A lui-seul, ce partenariat pourrait lui rapporter 300 millions d’euros d’ici à 2021. Objectif ? Améliorer la vie des citoyens, améliorer le trafic… Par exemple, le groupe fournira au géant américain de l’informatique les données concernant le déclenchement de l’ABS dans ses véhicules, de façon à cartographier les carrefours « accidentogènes » en vue de revoir leur configuration par exemple. Des expérimentations seraient en cours à Nice et en Wallonie…

Enfin, pour aller encore plus vite sur tous ces sujets, numériques je veux dire, le groupe vient de créer un fonds d’investissement de 100 millions d’euros dédié à la mobilité, pour prendre position et venir en soutien des start-up (exemple : participation minoritaire dans Koolicar*).
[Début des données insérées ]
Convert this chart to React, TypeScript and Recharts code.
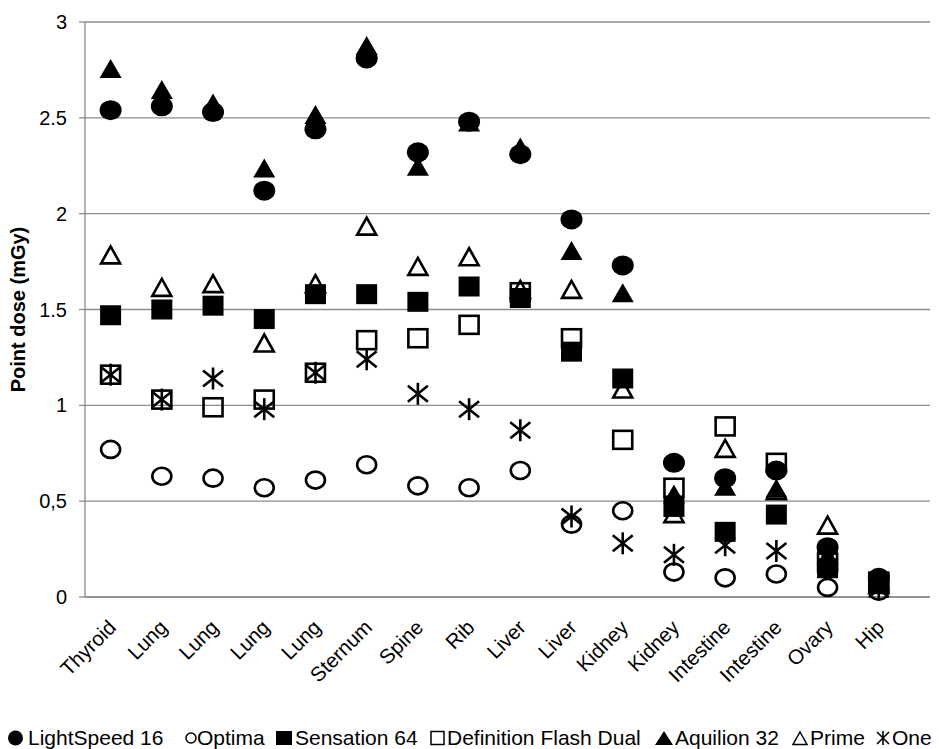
import React from "react";
import { ScatterChart, Scatter, XAxis, YAxis, CartesianGrid, Legend } from "recharts";

const categories = ["Thyroid", "Lung", "Lung", "Lung", "Lung", "Sternum", "Spine", "Rib", "Liver", "Liver", "Kidney", "Kidney", "Intestine", "Intestine", "Ovary", "Hip"];
const lightSpeed16 = [2.54, 2.56, 2.53, 2.12, 2.44, 2.81, 2.32, 2.48, 2.31, 1.97, 1.73, 0.70, 0.62, 0.66, 0.26, 0.10];
const optima = [0.77, 0.63, 0.62, 0.57, 0.61, 0.69, 0.58, 0.57, 0.66, 0.38, 0.45, 0.13, 0.10, 0.12, 0.05, 0.03];
const sensation64 = [1.47, 1.50, 1.52, 1.45, 1.58, 1.58, 1.54, 1.62, 1.56, 1.28, 1.14, 0.47, 0.34, 0.43, 0.15, 0.07];
const definitionFlashDual = [1.16, 1.03, 0.99, 1.03, 1.17, 1.34, 1.35, 1.42, 1.59, 1.35, 0.82, 0.57, 0.89, 0.70, 0.18, 0.08];
const aquilion32 = [2.75, 2.64, 2.57, 2.23, 2.51, 2.87, 2.24, 2.47, 2.34, 1.80, 1.58, 0.53, 0.57, 0.56, 0.21, 0.09];
const prime = [1.78, 1.61, 1.63, 1.32, 1.63, 1.93, 1.72, 1.77, 1.60, 1.60, 1.08, 0.43, 0.77, 0.55, 0.37, 0.06];
const one = [1.16, 1.03, 1.14, 0.98, 1.17, 1.24, 1.06, 0.98, 0.87, 0.42, 0.28, 0.22, 0.27, 0.24, 0.20, 0.04];
const yTicks = [0, 0.5, 1, 1.5, 2, 2.5, 3];
const yTickLabels = ["0", "0,5", "1", "1.5", "2", "2.5", "3"];

const FONT = "'Liberation Sans', Arial, sans-serif";
const SW = 2.6;

type ShapeKind = "circleF" | "circleO" | "squareF" | "squareO" | "triF" | "triO" | "star";

function Marker({ cx, cy, kind }: { cx: number; cy: number; kind: ShapeKind }) {
  if (cx == null || cy == null) return null;
  switch (kind) {
    case "circleF":
      return <ellipse cx={cx} cy={cy} rx={11} ry={10} fill="#000" />;
    case "circleO":
      return <ellipse cx={cx} cy={cy} rx={9.5} ry={8.5} fill="none" stroke="#000" strokeWidth={SW} />;
    case "squareF":
      return <rect x={cx - 10.5} y={cy - 10} width={21} height={20} fill="#000" />;
    case "squareO":
      return <rect x={cx - 9.5} y={cy - 9} width={19} height={18} fill="none" stroke="#000" strokeWidth={SW} />;
    case "triF":
      return <path d={`M${cx},${cy - 11} L${cx + 11},${cy + 8} L${cx - 11},${cy + 8} Z`} fill="#000" />;
    case "triO":
      return <path d={`M${cx},${cy - 9.5} L${cx + 9.5},${cy + 7.5} L${cx - 9.5},${cy + 7.5} Z`} fill="none" stroke="#000" strokeWidth={SW} strokeLinejoin="miter" />;
    case "star":
      return (
        <g stroke="#000" strokeWidth={SW}>
          <line x1={cx} y1={cy - 11} x2={cx} y2={cy + 11} />
          <line x1={cx - 10} y1={cy - 8} x2={cx + 10} y2={cy + 8} />
          <line x1={cx - 10} y1={cy + 8} x2={cx + 10} y2={cy - 8} />
        </g>
      );
  }
  return null;
}

const seriesDefs: { name: string; values: number[]; kind: ShapeKind }[] = [
  { name: "LightSpeed 16", values: lightSpeed16, kind: "circleF" },
  { name: "Optima", values: optima, kind: "circleO" },
  { name: "Sensation 64", values: sensation64, kind: "squareF" },
  { name: "Definition Flash Dual", values: definitionFlashDual, kind: "squareO" },
  { name: "Aquilion 32", values: aquilion32, kind: "triF" },
  { name: "Prime", values: prime, kind: "triO" },
  { name: "One", values: one, kind: "star" },
];

// legend layout (icon left, icon width, text left) in chart pixels
const legendLayout = [
  [0, 15, 20],
  [177, 12, 189],
  [267, 18, 287],
  [422, 15, 439],
  [647, 18, 667],
  [784, 16, 802],
  [868, 14, 884],
];

function LegendIcon({ kind, w }: { kind: ShapeKind; w: number }) {
  const h = 16;
  const c = w / 2;
  const m = h / 2;
  let el: React.ReactNode = null;
  switch (kind) {
    case "circleF": el = <circle cx={c} cy={m} r={7.5} fill="#000" />; break;
    case "circleO": el = <circle cx={c} cy={m} r={5} fill="none" stroke="#000" strokeWidth={1.5} />; break;
    case "squareF": el = <rect x={1} y={1} width={w - 2} height={14} fill="#000" />; break;
    case "squareO": el = <rect x={1} y={1.5} width={w - 2} height={13} fill="none" stroke="#000" strokeWidth={1.5} />; break;
    case "triF": el = <path d={`M${c},1 L${w},15 L0,15 Z`} fill="#000" />; break;
    case "triO": el = <path d={`M${c},2 L${w - 1},14.5 L1,14.5 Z`} fill="none" stroke="#000" strokeWidth={1.5} />; break;
    case "star":
      el = (
        <g stroke="#000" strokeWidth={1.6}>
          <line x1={c} y1={1} x2={c} y2={15} />
          <line x1={1} y1={2} x2={w - 1} y2={14} />
          <line x1={1} y1={14} x2={w - 1} y2={2} />
        </g>
      );
      break;
  }
  return (
    <svg width={w} height={h} style={{ display: "block" }}>
      {el}
    </svg>
  );
}

function CustomLegend() {
  return (
    <div style={{ position: "relative", width: 925, height: 24, fontFamily: FONT, fontSize: 21, color: "#000", whiteSpace: "nowrap" }}>
      {seriesDefs.map((s, i) => {
        const [il, iw, tl] = legendLayout[i];
        return (
          <React.Fragment key={s.name}>
            <div style={{ position: "absolute", left: il, top: 9 }}>
              <LegendIcon kind={s.kind} w={iw} />
            </div>
            <div style={{ position: "absolute", left: tl, top: 5, lineHeight: "24px" }}>{s.name}</div>
          </React.Fragment>
        );
      })}
    </div>
  );
}

function XTick(props: any) {
  const { x, y, payload } = props;
  const label = categories[payload.value] ?? "";
  return (
    <g transform={`translate(${x + 1},${y + 18})`}>
      <text x={0} y={0} dy={8} textAnchor="end" transform="rotate(-45)" fontFamily={FONT} fontSize={20.5} fill="#000">
        {label}
      </text>
    </g>
  );
}

export default function App() {
  return (
    <ScatterChart width={925} height={741} margin={{ top: 14, right: 3, left: 0, bottom: 4 }}>
      <CartesianGrid vertical={false} stroke="#8c8c8c" strokeWidth={1.3} />
      <XAxis
        type="number"
        dataKey="x"
        domain={[-0.5, 15.5]}
        ticks={categories.map((_, i) => i)}
        interval={0}
        allowDecimals={false}
        axisLine={{ stroke: "#8c8c8c", strokeWidth: 1.3 }}
        tickLine={false}
        tick={<XTick />}
        height={124}
      />
      <YAxis
        type="number"
        dataKey="y"
        domain={[0, 3]}
        ticks={yTicks}
        interval={0}
        width={77}
        axisLine={{ stroke: "#8c8c8c", strokeWidth: 1.3 }}
        tickLine={{ stroke: "#8c8c8c", strokeWidth: 1.3 }}
        tickSize={6}
        tickMargin={12}
        tick={{ fontFamily: FONT, fontSize: 20, fill: "#000" }}
        tickFormatter={(v: number) => yTickLabels[yTicks.indexOf(v)] ?? String(v)}
        label={{
          value: "Point dose (mGy)",
          angle: -90,
          position: "insideLeft",
          offset: 10,
          style: { fontFamily: FONT, fontSize: 20, fontWeight: "bold", fill: "#000", textAnchor: "middle" },
        }}
      />
      {seriesDefs.map((s) => (
        <Scatter
          key={s.name}
          name={s.name}
          data={s.values.map((v, i) => ({ x: i, y: v }))}
          isAnimationActive={false}
          shape={(p: any) => <Marker cx={p.cx} cy={p.cy} kind={s.kind} />}
        />
      ))}
      <Legend verticalAlign="bottom" content={<CustomLegend />} />
    </ScatterChart>
  );
}
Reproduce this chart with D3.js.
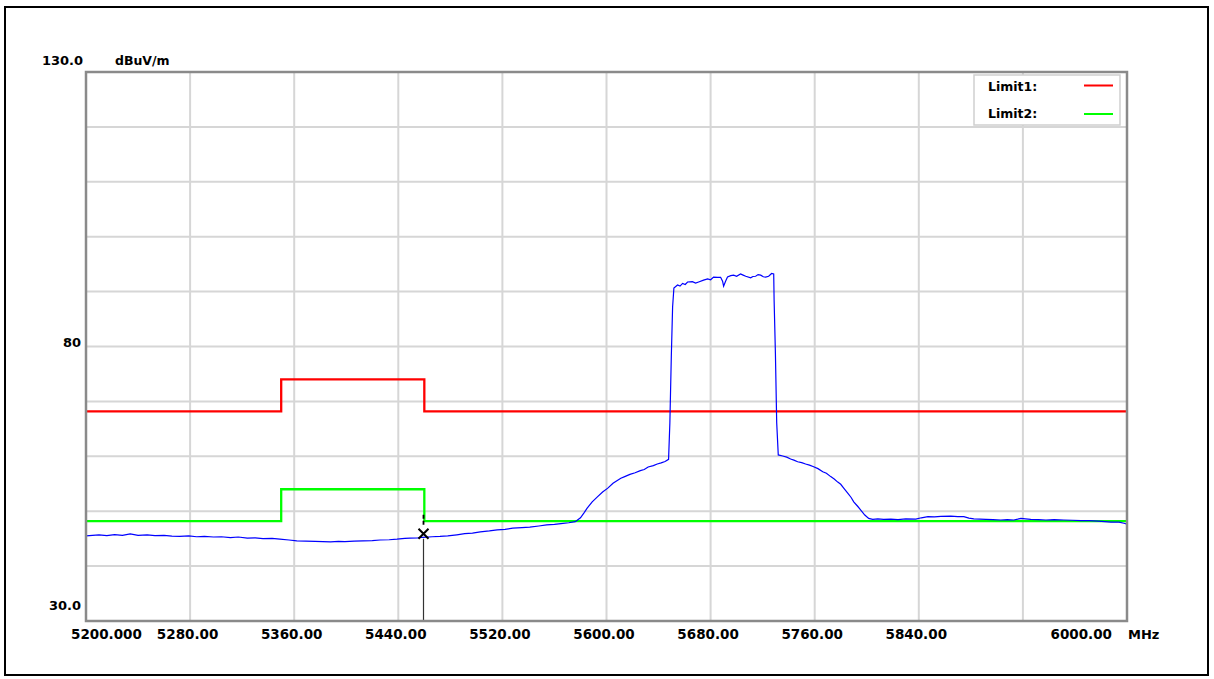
<!DOCTYPE html>
<html>
<head>
<meta charset="utf-8">
<script src="https://cdn.jsdelivr.net/npm/d3@7"></script>
<style>
  html, body { margin: 0; padding: 0; background: #fff; }
  svg text { font-family: "DejaVu Sans", sans-serif; font-weight: bold; fill: #000; }
</style>
</head>
<body>
<svg id="chart" width="1214" height="679"></svg>
<script>
// ---------------- data ----------------
const xTickValues = [5200, 5280, 5360, 5440, 5520, 5600, 5680, 5760, 5840, 5920, 6000];
const xTickLabels = ["5200.000", "5280.00", "5360.00", "5440.00", "5520.00", "5600.00", "5680.00", "5760.00", "5840.00", "", "6000.00"];
const yGridValues = [30, 40, 50, 60, 70, 80, 90, 100, 110, 120, 130];
const yTickValues = [130, 80, 30];
const yTickLabels = ["130.0", "80", "30.0"];
const yUnit = "dBuV/m";
const xUnit = "MHz";

const limitNames = ["Limit1:", "Limit2:"];
const limit1Freq = [5200, 5350, 5350, 5460, 5460, 6000];
const limit1Level = [68.2, 68.2, 74.0, 74.0, 68.2, 68.2];
const limit2Freq = [5200, 5350, 5350, 5460, 5460, 6000];
const limit2Level = [48.2, 48.2, 54.0, 54.0, 48.2, 48.2];

const markerFreq = 5459.2;
const markerLevel = 45.9;

const traceFreq = [5200,5205,5210,5216,5222,5228,5234,5240,5247,5253,5260,5266,5272,5279,5285,5291,5298,5304,5311,5317,5324,5330,5336,5343,5349,5356,5362,5369,5376,5382,5388,5394,5399,5406,5413,5420,5426,5433,5439,5445,5449,5455,5459,5466,5472,5478,5485,5491,5497,5503,5510,5516,5522,5528,5535,5541,5548,5554,5560,5565,5571,5576,5580,5583,5585,5589,5593,5597,5601,5605,5611,5614,5618,5622,5626,5629,5632,5636,5639,5642,5645,5647.7,5648.7,5649.8,5650.8,5651.8,5654.6,5656.5,5658.5,5660.5,5662.3,5666,5668.5,5670.8,5674.6,5677.7,5680,5682.3,5685.4,5687.7,5689.2,5690,5691.5,5693,5695.5,5697.7,5700,5703,5705,5707,5710.8,5712.5,5714.6,5716.5,5718.5,5720.5,5722.3,5724.6,5726.9,5728.5,5728.8,5729.8,5730.8,5732,5735.4,5738.5,5741.5,5744,5746.9,5750,5753,5756,5759.2,5762.5,5766.2,5769,5772.3,5775,5777.7,5780,5782.3,5786,5788,5790,5793,5795.4,5798.5,5801.5,5804.6,5808.5,5813,5818.5,5824,5830,5837.7,5842,5847,5852,5857,5864.6,5870,5874.6,5878.5,5882.3,5887,5891.5,5897,5903,5908,5913,5916,5918.5,5922,5926,5932,5937.7,5944,5951.5,5958,5964.6,5971,5977.7,5983,5987.7,5993.8,5997.7,6000];
const traceLevel = [45.5,45.6,45.7,45.55,45.75,45.6,45.85,45.6,45.7,45.55,45.6,45.45,45.4,45.5,45.35,45.4,45.3,45.35,45.2,45.3,45.1,45.15,45.0,45.05,44.9,44.75,44.6,44.55,44.5,44.45,44.4,44.5,44.45,44.55,44.6,44.65,44.75,44.8,44.9,45.05,45.1,45.15,45.25,45.35,45.4,45.5,45.7,45.9,46.0,46.25,46.4,46.6,46.7,46.9,47.0,47.1,47.3,47.5,47.6,47.75,47.9,48.1,48.8,49.8,50.5,51.7,52.6,53.5,54.2,55.1,56.0,56.3,56.7,57.0,57.4,57.6,58.05,58.3,58.6,58.8,59.05,59.45,66.1,78.1,87.2,90.65,91.2,91.0,91.5,91.3,91.75,91.8,91.55,91.75,92.1,92.3,92.15,92.65,92.6,92.6,91.9,91.0,91.9,92.65,92.9,93.0,92.8,93.2,93.0,92.8,92.5,92.75,92.8,93.1,93.0,92.7,92.65,92.8,93.3,93.2,88.5,78.8,66.1,60.25,60.05,59.85,59.5,59.3,59.0,58.85,58.6,58.4,58.1,57.75,57.2,56.9,56.3,55.85,55.3,54.9,54.2,53.1,52.5,51.7,50.9,50.2,49.3,48.7,48.5,48.6,48.5,48.55,48.45,48.6,48.55,48.8,49.0,48.95,49.05,49.1,49.0,49.0,48.75,48.6,48.55,48.5,48.45,48.4,48.45,48.4,48.55,48.7,48.6,48.5,48.45,48.4,48.45,48.4,48.35,48.3,48.3,48.2,48.1,48.0,48.0,47.8,47.65];

// ---------------- drawing ----------------
const svg = d3.select("#chart");
const x = d3.scaleLinear().domain([5200, 6000]).range([86, 1127]);
const y = d3.scaleLinear().domain([30, 130]).range([621, 72]);

// outer frame
svg.append("rect").attr("x", 5).attr("y", 7).attr("width", 1203).attr("height", 668)
  .attr("fill", "none").attr("stroke", "#000").attr("stroke-width", 2);

// plot background
svg.append("rect").attr("x", x(5200)).attr("y", y(130)).attr("width", x(6000) - x(5200)).attr("height", y(30) - y(130))
  .attr("fill", "#fff");

// grid
const grid = svg.append("g");
grid.selectAll("line.v").data(xTickValues).join("line")
  .attr("x1", d => x(d)).attr("x2", d => x(d)).attr("y1", y(130)).attr("y2", y(30))
  .attr("stroke", "#d6d6d6").attr("stroke-width", 2);
grid.selectAll("line.h").data(yGridValues).join("line")
  .attr("y1", d => y(d)).attr("y2", d => y(d)).attr("x1", x(5200)).attr("x2", x(6000))
  .attr("stroke", "#d6d6d6").attr("stroke-width", 2);

// legend box (covers grid)
const legend = svg.append("g");
legend.append("rect").attr("x", 974).attr("y", 75).attr("width", 146).attr("height", 50)
  .attr("fill", "#fff").attr("stroke", "#cfcfcf").attr("stroke-width", 1.5);
const limitColors = ["#ff0000", "#00ff00"];
limitNames.forEach((n, i) => {
  legend.append("text").attr("x", 988).attr("y", 91 + i * 27).attr("font-size", 12.5).text(n);
  legend.append("line").attr("x1", 1084).attr("x2", 1113).attr("y1", 85.5 + i * 28.5).attr("y2", 85.5 + i * 28.5)
    .attr("stroke", limitColors[i]).attr("stroke-width", 2);
});

// limits
const line = d3.line().x(d => x(d[0])).y(d => y(d[1]));
svg.append("path").datum(d3.zip(limit1Freq, limit1Level)).attr("d", line)
  .attr("fill", "none").attr("stroke", "#ff0000").attr("stroke-width", 2.3);
svg.append("path").datum(d3.zip(limit2Freq, limit2Level)).attr("d", line)
  .attr("fill", "none").attr("stroke", "#00ff00").attr("stroke-width", 2.3);

// trace
svg.append("path").datum(d3.zip(traceFreq, traceLevel)).attr("d", line)
  .attr("fill", "none").attr("stroke", "#0000ff").attr("stroke-width", 1.2);

// marker
const mx = Math.round(x(markerFreq)) + 0.5;
svg.append("line").attr("x1", mx).attr("x2", mx).attr("y1", y(markerLevel) + 5).attr("y2", y(30))
  .attr("stroke", "#333").attr("stroke-width", 1.2);
svg.append("line").attr("x1", mx).attr("x2", mx).attr("y1", y(markerLevel) - 19).attr("y2", y(markerLevel) - 7)
  .attr("stroke", "#000").attr("stroke-width", 1.8).attr("stroke-dasharray", "4,2");
const my = y(markerLevel);
svg.append("path").attr("d", `M${mx - 5},${my - 5}L${mx + 5},${my + 5}M${mx + 5},${my - 5}L${mx - 5},${my + 5}`)
  .attr("stroke", "#000").attr("stroke-width", 2).attr("fill", "none");

// plot frame
svg.append("rect").attr("x", x(5200)).attr("y", y(130)).attr("width", x(6000) - x(5200)).attr("height", y(30) - y(130))
  .attr("fill", "none").attr("stroke", "#8a8a8a").attr("stroke-width", 2.5);

// y labels
const yBaselines = [65, 347, 610];
svg.selectAll("text.yl").data(yTickValues).join("text")
  .attr("x", (d, i) => i === 0 ? 83 : 81)
  .attr("y", (d, i) => yBaselines[i])
  .attr("text-anchor", "end").attr("font-size", 13).text((d, i) => yTickLabels[i]);
svg.append("text").attr("x", 115).attr("y", 65).attr("font-size", 12.5).text(yUnit);

// x labels
svg.selectAll("text.xl").data(xTickValues).join("text")
  .attr("x", (d, i) => i === 0 ? x(d) - 15 : (i === xTickValues.length - 1 ? x(d) - 15 : x(d) - 2.5))
  .attr("y", 639)
  .attr("text-anchor", (d, i) => i === 0 ? "start" : (i === xTickValues.length - 1 ? "end" : "middle"))
  .attr("font-size", 13.5).text((d, i) => xTickLabels[i]);
svg.append("text").attr("x", 1128).attr("y", 639).attr("font-size", 13).text(xUnit);
</script>
</body>
</html>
Le constructeur annonce également son grand retour aux Etats-Unis pour mieux s’armer sur ces sujets. Carlos Tavares ne cache pas être en discussion avec des acteurs de l’auto-partage outre-Atlantique, sans citer de nom. « Nous allons y aller progressivement, de manière raisonnée, avec un plan à 10 ans et une nouvelle équipe. Nous allons commencer par être « opérateur de mobilité » (auto-partage) pour comprendre leurs habitudes, leur raisonnement… Ensuite, on vendra nos propres marques avec éventuellement un sourcing régional, si le succès est là en tant qu’opérateur. » Cette percée aux Etats-Unis pourrait se faire avec le groupe Bolloré, qui a d’ailleurs mis en service à Indianapolis à l’automne dernier les premières Bluecar électriques en libre-service (500 véhicules prévus à terme), première ville du continent américain à bénéficier du concept Autolib’ né à Paris…

Une nouvelle CDO, directement rattachée à Carlos Tavares

En conclusion, Carlos Tavares a basculé dans une toute autre dimension… « PSA, c’est tout simplement la liberté de mouvement, a-t-il lancé. Et nous sommes concentrés sur la capacité à offrir cette liberté ». Seul au centre de l’estrade devant un immense écran, sans cravate, micro à l’oreille, le PDG de PSA a surtout voulu montrer qu’il changeait d’ère dans un monde devenu très complexe… « Quelle sera la place de l’automobile dans la société européenne/occidentale dans dix ou vingt ans, c’est cela la vraie question, a-t-il reconnu. Et là, je n’ai pas la réponse… C’est aussi la raison pour laquelle nous retournons aux Etats-Unis pour voir ce qui s’y passe ».

PSA, qui vient d’ailleurs de faire appel à Brigitte Cantaloube de Yahoo pour tenir le poste de Chief Digital Officer (elle est directement rattachée à Carlos Tavares), vient définitivement de basculer dans le numérique. Car c’est en s’appuyant sur l’exploitation des données à grande échelle que le groupe pourra développer ses ventes en ligne, revoir son ingénierie et la production de ses véhicules comme introduire l’impression 3D dans ses usines…

* Créée en 2011 par Stéphane Savouré, Koolicar se différencie des autres acteurs de l’auto-partage grâce à un mini-boîtier située à l’avant du véhicule permettant à un utilisateur d’en prendre possession sans échange de clés avec son propriétaire.